# TASK PROMPT
An exact reproduction of the records is required, with all images left out.

# RECORDS FOR THE EXERCISE
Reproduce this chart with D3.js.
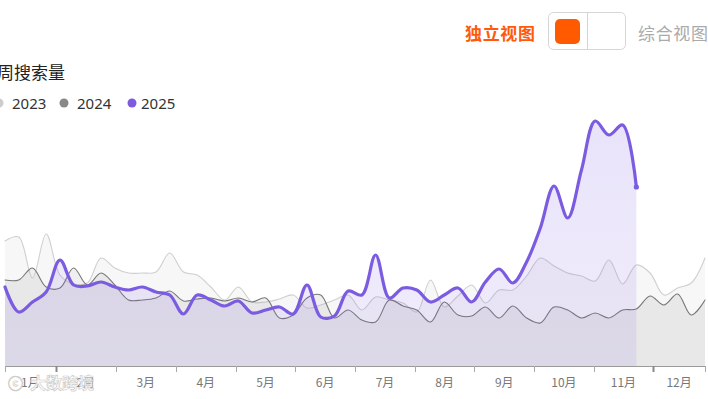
<!DOCTYPE html>
<html><head><meta charset="utf-8">
<script src="https://cdn.jsdelivr.net/npm/d3@7/dist/d3.min.js"></script>
<style>
html,body{margin:0;padding:0;background:#fff;overflow:hidden}
svg{display:block}
</style></head>
<body><svg id="c" width="708" height="399"></svg>
<script>
const seriesNames = ["2023","2024","2025"];
const monthLabels = ["1月","2月","3月","4月","5月","6月","7月","8月","9月","10月","11月","12月"];
// month boundaries in week-index units
const monthBounds = [0, 3.7, 8.07, 12.44, 16.81, 21.15, 25.5, 29.87, 34.2, 38.55, 42.9, 47.22, 51];
const v2023 = [12500,12900,8800,13200,9100,8200,8300,10800,9800,9300,9300,9400,11300,9400,9100,7900,6600,7900,6400,6400,6700,7100,5800,6100,6600,7100,5600,6900,6600,6300,5400,8600,5900,7000,8100,6300,7600,7600,9000,10800,10000,9300,9000,8500,10600,8200,10100,9300,7100,7800,8300,10800];
const v2024 = [8600,8600,9800,7900,7800,9800,8100,9300,8100,6600,6600,6800,7500,6500,6700,6800,6500,6800,6400,6800,4800,5100,6800,7100,4800,5600,4600,4400,6600,6000,5600,4400,6400,5100,5000,5900,4800,6000,4800,4300,5900,5600,4800,5300,4800,5600,5700,7000,6100,7200,5100,6600];
const v2025 = [7900,5400,6400,7400,10600,8100,8000,8400,7900,7600,7900,7400,7100,5200,7100,6600,6000,6500,5300,5600,5900,5200,8100,4900,5000,7500,7100,11100,6800,7800,7600,6400,7100,7800,6400,8400,9700,8300,10400,13800,18000,14800,19600,24500,23100,24100,17900];

const svg = d3.select("#c");
const x = d3.scaleLinear().domain([0, 51]).range([5, 705]);
const y = d3.scaleLinear().domain([0, 25000]).range([366, 116]);

const defs = svg.append("defs");
const g25 = defs.append("linearGradient").attr("id","g25").attr("x1",0).attr("y1",0).attr("x2",0).attr("y2",1);
g25.append("stop").attr("offset","0%").attr("stop-color","#7b5ce0").attr("stop-opacity",0.17);
g25.append("stop").attr("offset","100%").attr("stop-color","#7b5ce0").attr("stop-opacity",0.11);

const curve = d3.curveCatmullRom.alpha(0.5);
const cfg = [
  {data:v2023, line:"#cfcfcf", lw:1.1, fill:"rgba(190,190,190,0.13)"},
  {data:v2024, line:"#777777", lw:1.1, fill:"rgba(150,150,150,0.15)"},
  {data:v2025, line:"#7b5ce0", lw:3.2, fill:"url(#g25)"}
];
cfg.forEach(c => {
  const pts = c.data.map((v,i)=>[i,v]);
  const area = d3.area().x(d=>x(d[0])).y0(y(0)).y1(d=>y(d[1])).curve(curve);
  const line = d3.line().x(d=>x(d[0])).y(d=>y(d[1])).curve(curve);
  svg.append("path").attr("d", area(pts)).attr("fill", c.fill);
  svg.append("path").attr("d", line(pts)).attr("fill","none").attr("stroke", c.line)
     .attr("stroke-width", c.lw).attr("stroke-linejoin","round").attr("stroke-linecap","round");
});
// end dot for 2025
svg.append("circle").attr("cx", x(v2025.length-1)).attr("cy", y(v2025[v2025.length-1]))
   .attr("r", 2.6).attr("fill","#7b5ce0");

// x axis
const ax = svg.append("g");
ax.append("line").attr("x1", x(0)).attr("x2", x(51)).attr("y1", 366.5).attr("y2", 366.5)
  .attr("stroke","#9a9a9a").attr("stroke-width",1);
monthBounds.forEach((b,i) => {
  const thick = (i===1 || i===11);
  ax.append("line").attr("x1", Math.round(x(b))+0.5).attr("x2", Math.round(x(b))+0.5)
    .attr("y1", 366).attr("y2", 372).attr("stroke", thick ? "#888" : "#aaa").attr("stroke-width", thick?2:1);
});
monthLabels.forEach((m,i) => {
  ax.append("text").attr("x", x((monthBounds[i]+monthBounds[i+1])/2)).attr("y", 387)
    .attr("text-anchor","middle").attr("font-family","'Noto Sans CJK SC','Noto Sans',sans-serif")
    .attr("font-size",12).attr("fill","#777").text(m);
});

// watermark
const wm = svg.append("g").attr("opacity",0.85);
wm.append("text").attr("x",8).attr("y",389).attr("font-family","'Noto Sans CJK SC',sans-serif")
  .attr("font-size",15).attr("font-weight","bold").attr("fill","#fff").attr("stroke","#c4c4c4").attr("stroke-width",0.7)
  .text("ⓒ");
wm.append("text").attr("x",30).attr("y",389).attr("font-family","'Noto Sans CJK SC',sans-serif")
  .attr("font-size",16).attr("font-weight","bold").attr("fill","#fff").attr("stroke","#c4c4c4").attr("stroke-width",0.7)
  .attr("letter-spacing",0).text("大数跨境");

// title
svg.append("text").attr("x",-3).attr("y",79).attr("font-family","'Noto Sans CJK SC',sans-serif")
  .attr("font-size",17).attr("fill","#222").text("周搜索量");

// legend
const legColors = ["#cccccc","#888888","#7b5ce0"];
const legCx = [-1, 64, 132];
const legTx = [12, 77, 141];
seriesNames.forEach((n,i) => {
  svg.append("circle").attr("cx", legCx[i]).attr("cy", 103).attr("r", 4.5).attr("fill", legColors[i]);
  svg.append("text").attr("x", legTx[i]).attr("y", 108.5).attr("font-family","'Noto Sans',sans-serif")
    .attr("font-size",15).attr("fill","#333").text(n);
});

// view toggle
svg.append("text").attr("x",465).attr("y",40).attr("font-family","'Noto Sans CJK SC',sans-serif")
  .attr("font-size",17).attr("font-weight","bold").attr("fill","#ff5a0a").attr("textLength",70).text("独立视图");
svg.append("rect").attr("x",548.5).attr("y",12.5).attr("width",77).attr("height",37).attr("rx",5)
  .attr("fill","#fff").attr("stroke","#d6d6d6");
svg.append("line").attr("x1",587.5).attr("x2",587.5).attr("y1",13).attr("y2",49).attr("stroke","#d6d6d6");
svg.append("rect").attr("x",555).attr("y",19).attr("width",25).attr("height",25).attr("rx",5).attr("fill","#ff5a00");
svg.append("text").attr("x",638).attr("y",40).attr("font-family","'Noto Sans CJK SC',sans-serif")
  .attr("font-size",17).attr("fill","#aaa").attr("textLength",70).text("综合视图");
</script>
</body></html>
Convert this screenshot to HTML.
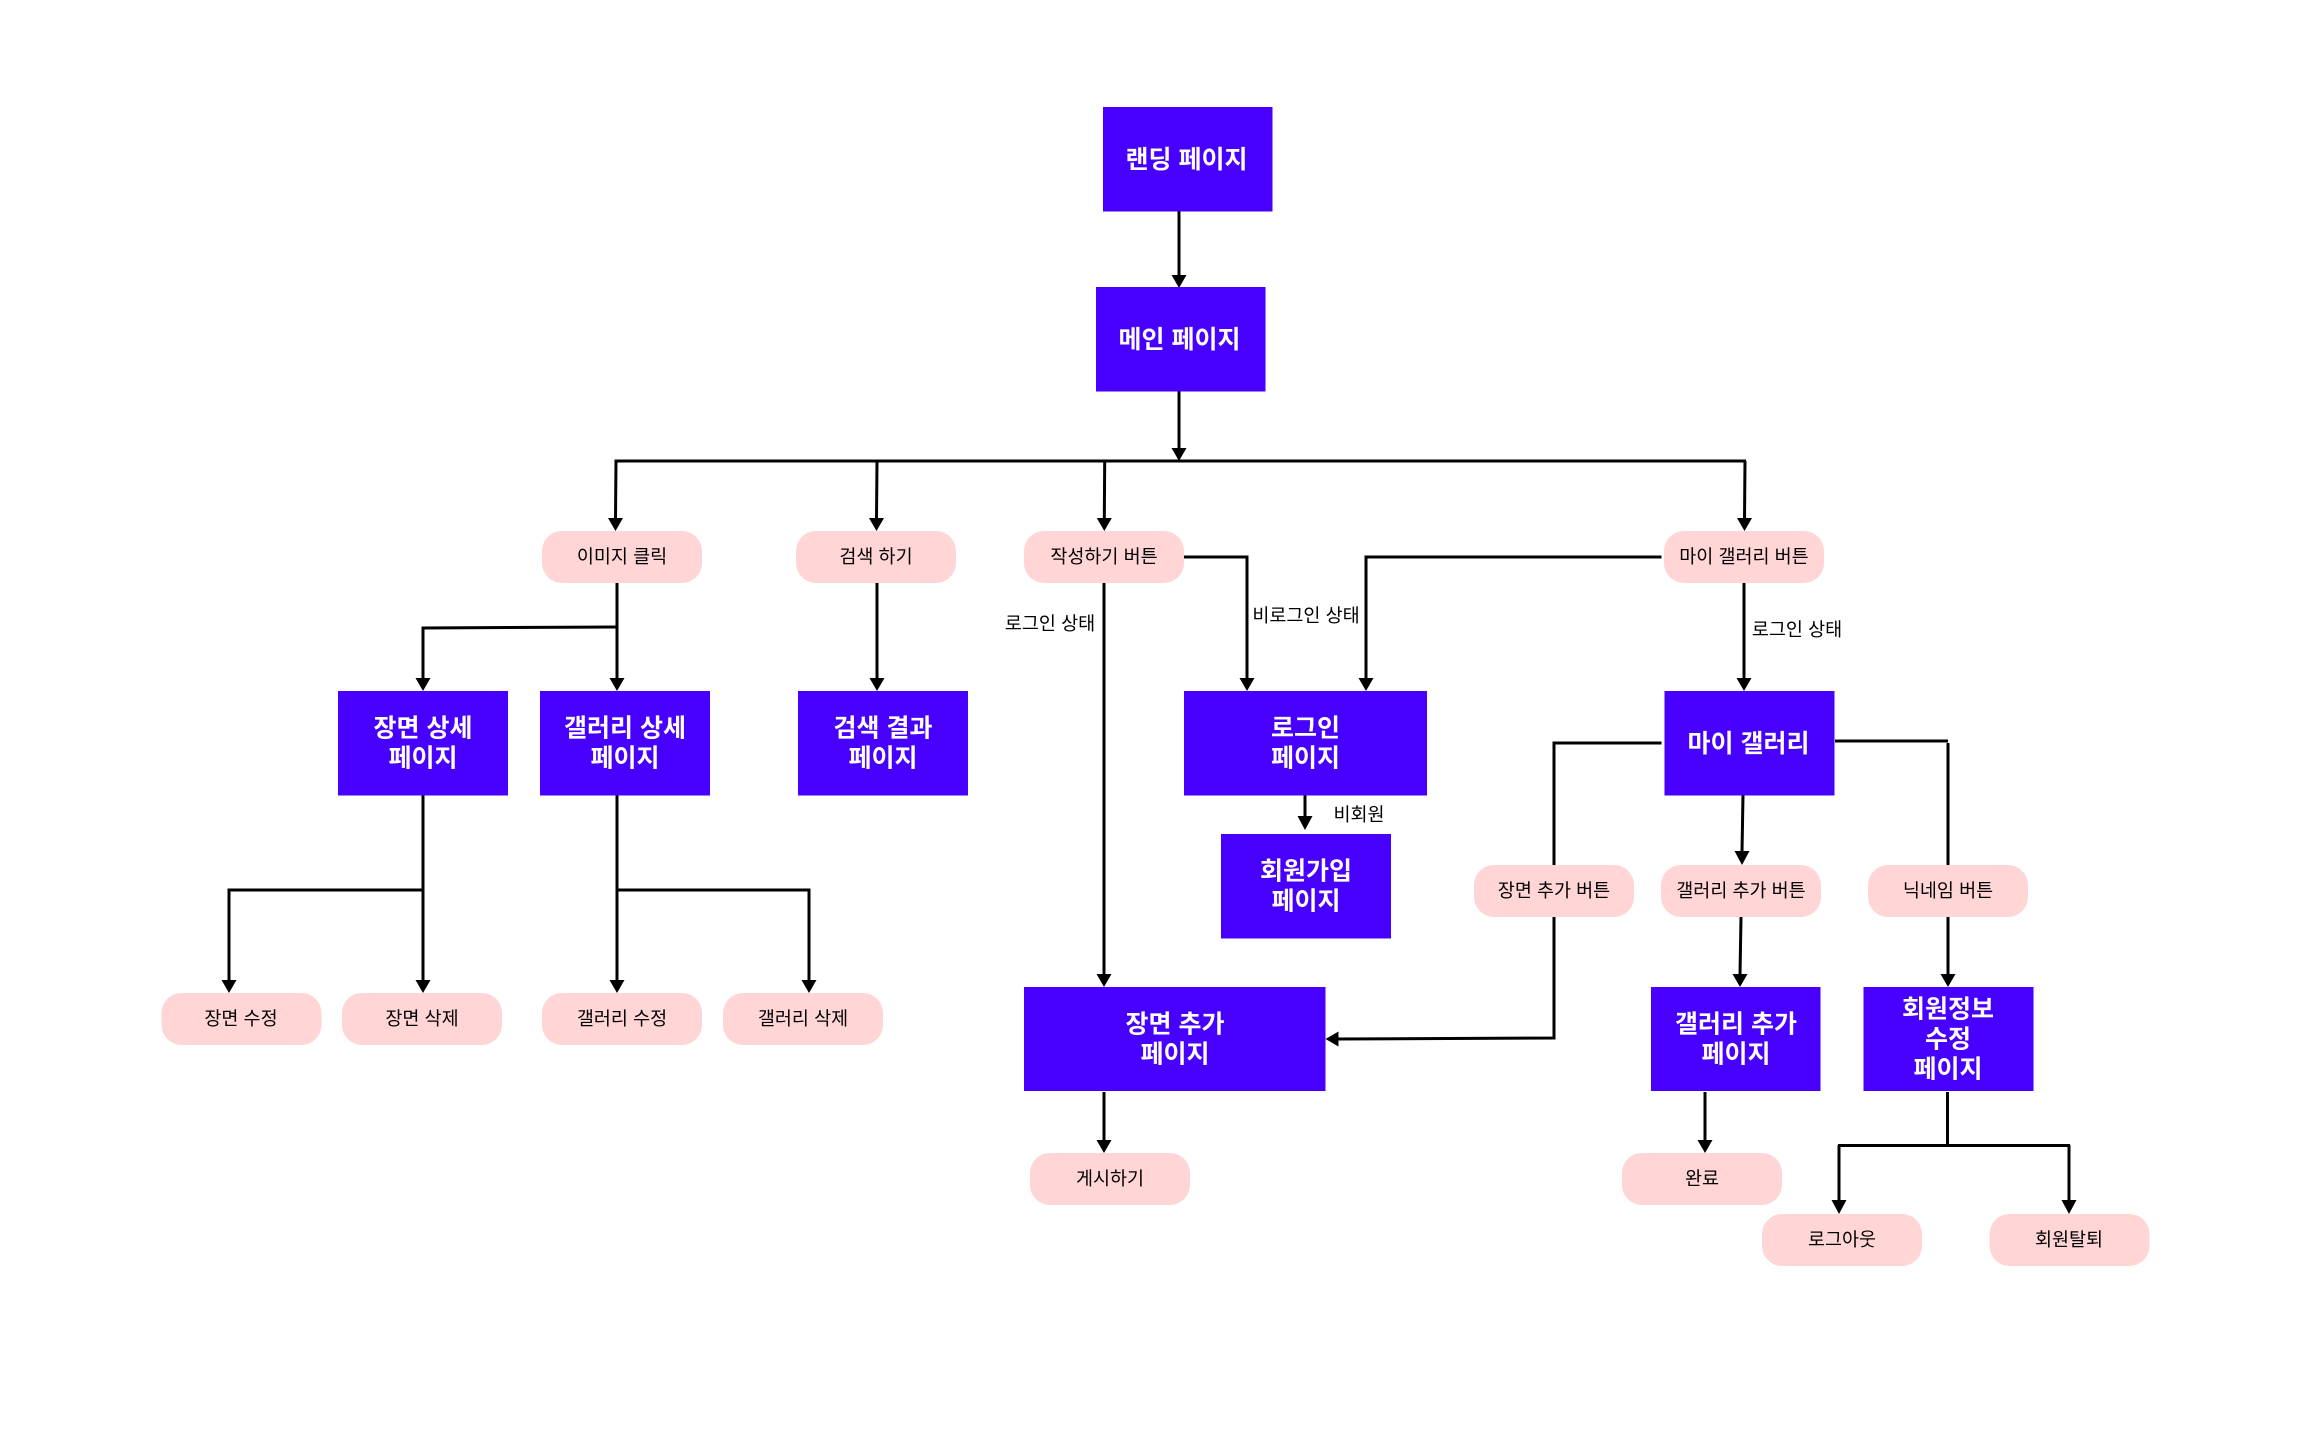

# ANSWER TO THE TASK
Reproduce this chart with D3.js.
<!DOCTYPE html>
<html><head><meta charset="utf-8">
<script src="https://cdn.jsdelivr.net/npm/d3@7/dist/d3.min.js"></script>
<style>
html,body{margin:0;padding:0;background:#fff;overflow:hidden}
svg{display:block}
</style></head>
<body><svg id="c" width="708" height="399"></svg>
<script>
const seriesNames = ["2023","2024","2025"];
const monthLabels = ["1月","2月","3月","4月","5月","6月","7月","8月","9月","10月","11月","12月"];
// month boundaries in week-index units
const monthBounds = [0, 3.7, 8.07, 12.44, 16.81, 21.15, 25.5, 29.87, 34.2, 38.55, 42.9, 47.22, 51];
const v2023 = [12500,12900,8800,13200,9100,8200,8300,10800,9800,9300,9300,9400,11300,9400,9100,7900,6600,7900,6400,6400,6700,7100,5800,6100,6600,7100,5600,6900,6600,6300,5400,8600,5900,7000,8100,6300,7600,7600,9000,10800,10000,9300,9000,8500,10600,8200,10100,9300,7100,7800,8300,10800];
const v2024 = [8600,8600,9800,7900,7800,9800,8100,9300,8100,6600,6600,6800,7500,6500,6700,6800,6500,6800,6400,6800,4800,5100,6800,7100,4800,5600,4600,4400,6600,6000,5600,4400,6400,5100,5000,5900,4800,6000,4800,4300,5900,5600,4800,5300,4800,5600,5700,7000,6100,7200,5100,6600];
const v2025 = [7900,5400,6400,7400,10600,8100,8000,8400,7900,7600,7900,7400,7100,5200,7100,6600,6000,6500,5300,5600,5900,5200,8100,4900,5000,7500,7100,11100,6800,7800,7600,6400,7100,7800,6400,8400,9700,8300,10400,13800,18000,14800,19600,24500,23100,24100,17900];

const svg = d3.select("#c");
const x = d3.scaleLinear().domain([0, 51]).range([5, 705]);
const y = d3.scaleLinear().domain([0, 25000]).range([366, 116]);

const defs = svg.append("defs");
const g25 = defs.append("linearGradient").attr("id","g25").attr("x1",0).attr("y1",0).attr("x2",0).attr("y2",1);
g25.append("stop").attr("offset","0%").attr("stop-color","#7b5ce0").attr("stop-opacity",0.17);
g25.append("stop").attr("offset","100%").attr("stop-color","#7b5ce0").attr("stop-opacity",0.11);

const curve = d3.curveCatmullRom.alpha(0.5);
const cfg = [
  {data:v2023, line:"#cfcfcf", lw:1.1, fill:"rgba(190,190,190,0.13)"},
  {data:v2024, line:"#777777", lw:1.1, fill:"rgba(150,150,150,0.15)"},
  {data:v2025, line:"#7b5ce0", lw:3.2, fill:"url(#g25)"}
];
cfg.forEach(c => {
  const pts = c.data.map((v,i)=>[i,v]);
  const area = d3.area().x(d=>x(d[0])).y0(y(0)).y1(d=>y(d[1])).curve(curve);
  const line = d3.line().x(d=>x(d[0])).y(d=>y(d[1])).curve(curve);
  svg.append("path").attr("d", area(pts)).attr("fill", c.fill);
  svg.append("path").attr("d", line(pts)).attr("fill","none").attr("stroke", c.line)
     .attr("stroke-width", c.lw).attr("stroke-linejoin","round").attr("stroke-linecap","round");
});
// end dot for 2025
svg.append("circle").attr("cx", x(v2025.length-1)).attr("cy", y(v2025[v2025.length-1]))
   .attr("r", 2.6).attr("fill","#7b5ce0");

// x axis
const ax = svg.append("g");
ax.append("line").attr("x1", x(0)).attr("x2", x(51)).attr("y1", 366.5).attr("y2", 366.5)
  .attr("stroke","#9a9a9a").attr("stroke-width",1);
monthBounds.forEach((b,i) => {
  const thick = (i===1 || i===11);
  ax.append("line").attr("x1", Math.round(x(b))+0.5).attr("x2", Math.round(x(b))+0.5)
    .attr("y1", 366).attr("y2", 372).attr("stroke", thick ? "#888" : "#aaa").attr("stroke-width", thick?2:1);
});
monthLabels.forEach((m,i) => {
  ax.append("text").attr("x", x((monthBounds[i]+monthBounds[i+1])/2)).attr("y", 387)
    .attr("text-anchor","middle").attr("font-family","'Noto Sans CJK SC','Noto Sans',sans-serif")
    .attr("font-size",12).attr("fill","#777").text(m);
});

// watermark
const wm = svg.append("g").attr("opacity",0.85);
wm.append("text").attr("x",8).attr("y",389).attr("font-family","'Noto Sans CJK SC',sans-serif")
  .attr("font-size",15).attr("font-weight","bold").attr("fill","#fff").attr("stroke","#c4c4c4").attr("stroke-width",0.7)
  .text("ⓒ");
wm.append("text").attr("x",30).attr("y",389).attr("font-family","'Noto Sans CJK SC',sans-serif")
  .attr("font-size",16).attr("font-weight","bold").attr("fill","#fff").attr("stroke","#c4c4c4").attr("stroke-width",0.7)
  .attr("letter-spacing",0).text("大数跨境");

// title
svg.append("text").attr("x",-3).attr("y",79).attr("font-family","'Noto Sans CJK SC',sans-serif")
  .attr("font-size",17).attr("fill","#222").text("周搜索量");

// legend
const legColors = ["#cccccc","#888888","#7b5ce0"];
const legCx = [-1, 64, 132];
const legTx = [12, 77, 141];
seriesNames.forEach((n,i) => {
  svg.append("circle").attr("cx", legCx[i]).attr("cy", 103).attr("r", 4.5).attr("fill", legColors[i]);
  svg.append("text").attr("x", legTx[i]).attr("y", 108.5).attr("font-family","'Noto Sans',sans-serif")
    .attr("font-size",15).attr("fill","#333").text(n);
});

// view toggle
svg.append("text").attr("x",465).attr("y",40).attr("font-family","'Noto Sans CJK SC',sans-serif")
  .attr("font-size",17).attr("font-weight","bold").attr("fill","#ff5a0a").attr("textLength",70).text("独立视图");
svg.append("rect").attr("x",548.5).attr("y",12.5).attr("width",77).attr("height",37).attr("rx",5)
  .attr("fill","#fff").attr("stroke","#d6d6d6");
svg.append("line").attr("x1",587.5).attr("x2",587.5).attr("y1",13).attr("y2",49).attr("stroke","#d6d6d6");
svg.append("rect").attr("x",555).attr("y",19).attr("width",25).attr("height",25).attr("rx",5).attr("fill","#ff5a00");
svg.append("text").attr("x",638).attr("y",40).attr("font-family","'Noto Sans CJK SC',sans-serif")
  .attr("font-size",17).attr("fill","#aaa").attr("textLength",70).text("综合视图");
</script>
</body></html>
Convert this screenshot to HTML.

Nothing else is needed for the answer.